Danny’s brides three attendants all happened to be incredibly
attractive women. Danny elected to open his speech – his first public
address to his new bride – by pointing out that, no matter what course
the marriage might take, they could at least always say they had the
best damn good-looking bridesmaids ever. Um, yeah. Super. It’s the
Bride’s Day. Remember?
- Tell Inside Jokes – Overload on inside
jokes that only three people will get. You might make a quick reference
or two to something private you and the toastee shared, but don’t
overburden your speech with them.

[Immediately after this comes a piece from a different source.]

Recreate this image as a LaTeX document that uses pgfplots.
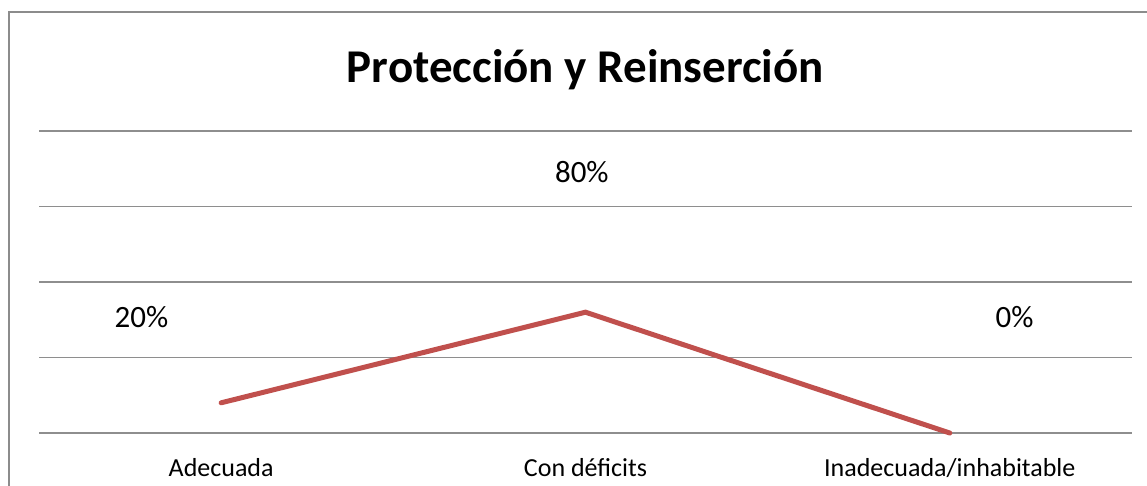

One measure of the good toast is the
nod factor that is, the portion of the people in the crowd nodding along
with you when you mention a certain quality the bride or groom
possesses. Inside stories achieve the opposite: they make people say to
their neighbour, What’s he talking about? So side-step sharing with the
entire room memories of that crazy night in Montreal only you and the
groom know about.
- Rely On Tired Cliches – Resort to
cliches and hyperbole. Yawn. Cliche words or phrases (Your beautiful
Inside and out) and blanket statements (You will never know what you
mean to me) scatter in the air like so much dandruff.
Get at the essence of the person about whom you’re speaking.
- Consider the person’s defining characteristics.
- Use specific anecdotes to demonstrate these characteristics.
- Identify an attractive aspect of the person only you know about – and share it.
Come up with words that resonate. Even if they aren’t the perfect words, they are yours.